Another technical problem is that maybe some developer is interested in fixing eventual bugs with patches for a particular package that lacks a maintainer, without becoming maintainers themselves; or an users would like to submit patches for the new bugs about a particular package. Adding themselves to maintainer-needed alias, or watching it, is most likely going to throw at them a huge amount of bug mail they are absolutely not interested in; I’m sure I sent some hundreds of bugs the m-n way in the last month (I’ll have fun watching the bug statistics on the next GMN), and I’m sure most people wouldn’t care of all those bugs.

The feasible way to handle this in the current infrastructure would be to set up bug whining filtering by package name in subject, but that’s not the nicest option I guess, although it is doable without changing anything. Another idea I got would require a huge effort from our infrastructure team and might not really e that feasible: creating multiple package name aliases; basically creating an packages.g.o domain, and then creating dynamic aliasing for addresses like app-arch+libarchivep.g.o so that it would then redirect the mail to the maintainer (developer or team) looking at metadata.

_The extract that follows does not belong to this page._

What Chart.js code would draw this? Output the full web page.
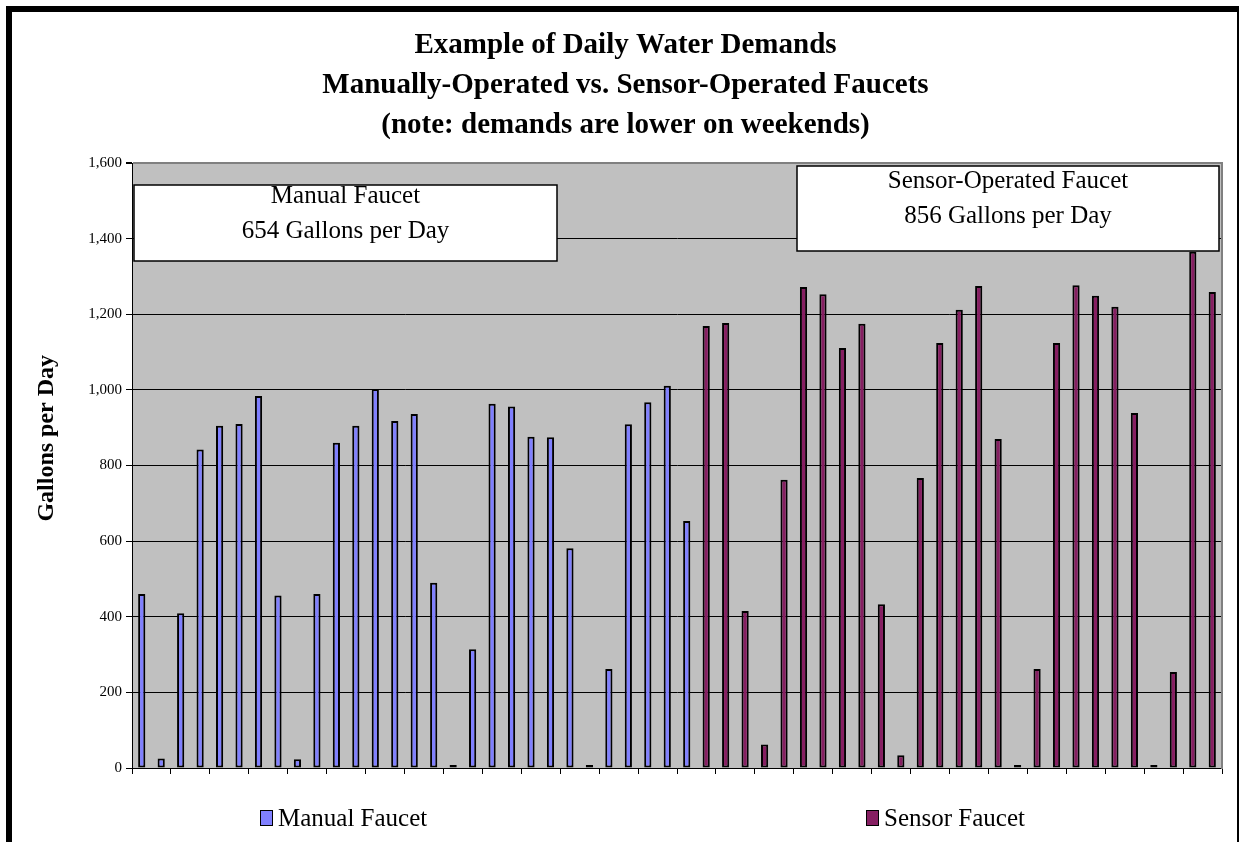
<!DOCTYPE html>
<html>
<head>
<meta charset="utf-8">
<title>Daily Water Demands</title>
<script src="https://cdn.jsdelivr.net/npm/chart.js@4.4.1/dist/chart.umd.min.js"></script>
<style>
  html, body { margin: 0; padding: 0; background: #fff; overflow: hidden; }
  #wrap { position: relative; width: 1239px; height: 842px; }
  #frame {
    position: absolute; left: 6px; top: 6px; width: 1233px; height: 900px;
    box-sizing: border-box; pointer-events: none;
    border-left: 6px solid #000; border-top: 6px solid #000; border-right: 2px solid #000;
  }
</style>
</head>
<body>
<div id="wrap">
  <canvas id="waterChart" width="1239" height="842"></canvas>
  <div id="frame"></div>
</div>
<script>
// ===== Data =====
const days = [
  '1', '2', '3', '4', '5', '6', '7', '8', '9', '10', '11', '12', '13', '14',
  '15', '16', '17', '18', '19', '20', '21', '22', '23', '24', '25', '26', '27', '28',
  '29', '30', '31', '32', '33', '34', '35', '36', '37', '38', '39', '40', '41', '42',
  '43', '44', '45', '46', '47', '48', '49', '50', '51', '52', '53', '54', '55', '56'
];
const manualGallons = [460, 25, 409, 842, 905, 910, 984, 456, 23, 460, 860, 905, 1002, 918, 936,
  490, 2, 314, 963, 956, 876, 875, 581, 8, 262, 909, 967, 1011, 653];
const sensorGallons = [1169, 1177, 415, 62, 762, 1272, 1253, 1111, 1175, 433, 34, 767, 1124, 1212,
  1275, 870, 8, 262, 1124, 1277, 1249, 1220, 939, 2, 254, 1365, 1259];
const yTicks = [0, 200, 400, 600, 800, 1000, 1200, 1400, 1600];

const titleLines = [
  'Example of Daily Water Demands',
  'Manually-Operated vs. Sensor-Operated Faucets',
  '(note: demands are lower on weekends)'
];
const yTitle = 'Gallons per Day';
const noteLines = [
  ['Manual Faucet', '654 Gallons per Day'],
  ['Sensor-Operated Faucet', '856 Gallons per Day']
];

const SERIF = "'Liberation Serif', 'Times New Roman', serif";
const BLUE = '#8080ff';
const PLUM = '#861f62';

// manual days come first, sensor days after
const manualSeries = manualGallons.concat(sensorGallons.map(() => null));
const sensorSeries = manualGallons.map(() => null).concat(sensorGallons);

// ===== Plugins =====
const plotBackground = {
  id: 'plotBackground',
  beforeDraw(chart) {
    const { ctx, chartArea: a } = chart;
    ctx.save();
    ctx.fillStyle = '#c0c0c0';
    ctx.fillRect(a.left, a.top, a.right - a.left, a.bottom - a.top);
    ctx.restore();
  }
};

// y title sits a bit above the middle of the axis, like the original
const axisTitle = {
  id: 'axisTitle',
  afterDraw(chart) {
    const { ctx, chartArea: a } = chart;
    ctx.save();
    ctx.translate(47, a.top + (a.bottom - a.top) * 0.455);
    ctx.rotate(-Math.PI / 2);
    ctx.font = 'bold 24px ' + SERIF;
    ctx.fillStyle = '#000';
    ctx.textAlign = 'center';
    ctx.textBaseline = 'middle';
    ctx.fillText(yTitle, 0, 0);
    ctx.restore();
  }
};

const noteBoxes = {
  id: 'noteBoxes',
  afterDatasetsDraw(chart) {
    const { ctx, chartArea: a } = chart;
    const boxes = [
      { x: a.left + 2, y: a.top + 22, w: 423, h: 76, first: 11 },
      { x: a.right - 425, y: a.top + 3, w: 422, h: 85, first: 15 }
    ];
    ctx.save();
    boxes.forEach((b, i) => {
      ctx.fillStyle = '#fff';
      ctx.fillRect(b.x, b.y, b.w, b.h);
      ctx.strokeStyle = '#000';
      ctx.lineWidth = 1.5;
      ctx.strokeRect(b.x, b.y, b.w, b.h);
      ctx.fillStyle = '#000';
      ctx.font = '25px ' + SERIF;
      ctx.textAlign = 'center';
      ctx.textBaseline = 'middle';
      noteLines[i].forEach((line, j) => {
        ctx.fillText(line, b.x + b.w / 2, b.y + b.first + j * 35);
      });
    });
    ctx.restore();
  }
};

const bottomLegend = {
  id: 'bottomLegend',
  afterDraw(chart) {
    const { ctx, width } = chart;
    const spots = [0.21, 0.699];
    const y = 818;
    ctx.save();
    ctx.font = '25px ' + SERIF;
    ctx.textBaseline = 'middle';
    ctx.textAlign = 'left';
    chart.data.datasets.forEach((ds, i) => {
      const x = Math.round(width * spots[i]);
      ctx.fillStyle = ds.backgroundColor;
      ctx.fillRect(x, y - 8, 13, 16);
      ctx.strokeStyle = '#000';
      ctx.lineWidth = 1;
      ctx.strokeRect(x + 0.5, y - 7.5, 12, 15);
      ctx.fillStyle = '#000';
      ctx.fillText(ds.label, x + 18, y + 1);
    });
    ctx.restore();
  }
};

// ===== Chart =====
new Chart(document.getElementById('waterChart').getContext('2d'), {
  type: 'bar',
  data: {
    labels: days,
    datasets: [
      {
        label: 'Manual Faucet',
        data: manualSeries,
        backgroundColor: BLUE
      },
      {
        label: 'Sensor Faucet',
        data: sensorSeries,
        backgroundColor: PLUM
      }
    ]
  },
  options: {
    responsive: false,
    animation: false,
    layout: { padding: { top: 6, left: 12, right: 0, bottom: 68 } },
    datasets: {
      bar: {
        grouped: false,
        borderColor: '#000',
        borderWidth: 2,
        borderSkipped: false,
        barPercentage: 0.37,
        categoryPercentage: 1,
        minBarLength: 3
      }
    },
    plugins: {
      legend: { display: false },
      tooltip: { enabled: false },
      title: {
        display: true,
        text: titleLines,
        color: '#000',
        font: { family: SERIF, size: 29, weight: 'bold', lineHeight: 40 / 29 },
        padding: { top: 20, bottom: 17 }
      }
    },
    scales: {
      x: {
        ticks: { display: false },
        grid: {
          drawOnChartArea: false,
          tickLength: 6,
          color: c => (c.index === undefined || c.index % 2 === 0) ? '#000' : 'rgba(0,0,0,0)'
        },
        border: { color: '#000', width: 1 }
      },
      y: {
        min: 0,
        max: 1600,
        afterBuildTicks: s => { s.ticks = yTicks.map(v => ({ value: v })); },
        afterFit: s => { s.width = 120; },
        ticks: {
          color: '#000',
          padding: 4,
          font: { family: SERIF, size: 15 },
          callback: v => v.toLocaleString('en-US')
        },
        grid: {
          tickLength: 6,
          tickColor: '#000',
          color: c => c.tick && c.tick.value === 1600 ? '#808080' : '#000',
          lineWidth: c => c.tick && c.tick.value === 1600 ? 2 : 1
        },
        border: { color: '#000', width: 1 }
      },
      y2: {
        position: 'right',
        afterFit: s => { s.width = 17; },
        ticks: { display: false },
        grid: { display: false },
        border: { color: '#808080', width: 2 }
      }
    }
  },
  plugins: [plotBackground, noteBoxes, bottomLegend, axisTitle]
});
</script>
</body>
</html>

This is of course a very complex solution, requires technical changes, and might as well be quite worse on other things, like for instance it would be a huge mess to search for all the bugs for a given herd, and would increase the amount of spam that each alias receive in a HUGE manner. On the other hand, the domain could be ste to only receive mail through bugzilla, and the addresses being otherwise invalid.

There are then some social problems, for instance there is the fact that Gentoo developers are volunteer, so you can’t force them to accept patches, or to improve submitted patches if they are not seen fit for merge in the tree. This means that if you want your patch to be merged in the tree you need to make sure you have a good case for it, and that you improve it as much as it’s needed for it to be merged, which might take an incremental amount of time. Of course not all users are programmers, but you cannot expect all developers to take charge of improving patches indeterminately until they can be merged, if they have no need for such patches. You can always try to find some person interested in helping out who can help you improve the patch; in the worst case you can resolve to pay someone to fix your patch up.

Also, most of the developers are likely swamped and might require some prodding to remember to take care of patches, and this is probably the heaviest showstopper; the only way to fix that is to join Gentoo and start improving the situation; of course it requires training, it’s not like we can accept every user as a developer, there are standards that one has to consider. Yes, I know there are some developers who not always live up to those standards, but that’s also a problem. I’m not saying that new developers should be perfect before joining, but they have to be open to critics and ready to learn; “works for me, it’s your problem” is not a good answer.

Does anybody have better ideas on how to fix these problems?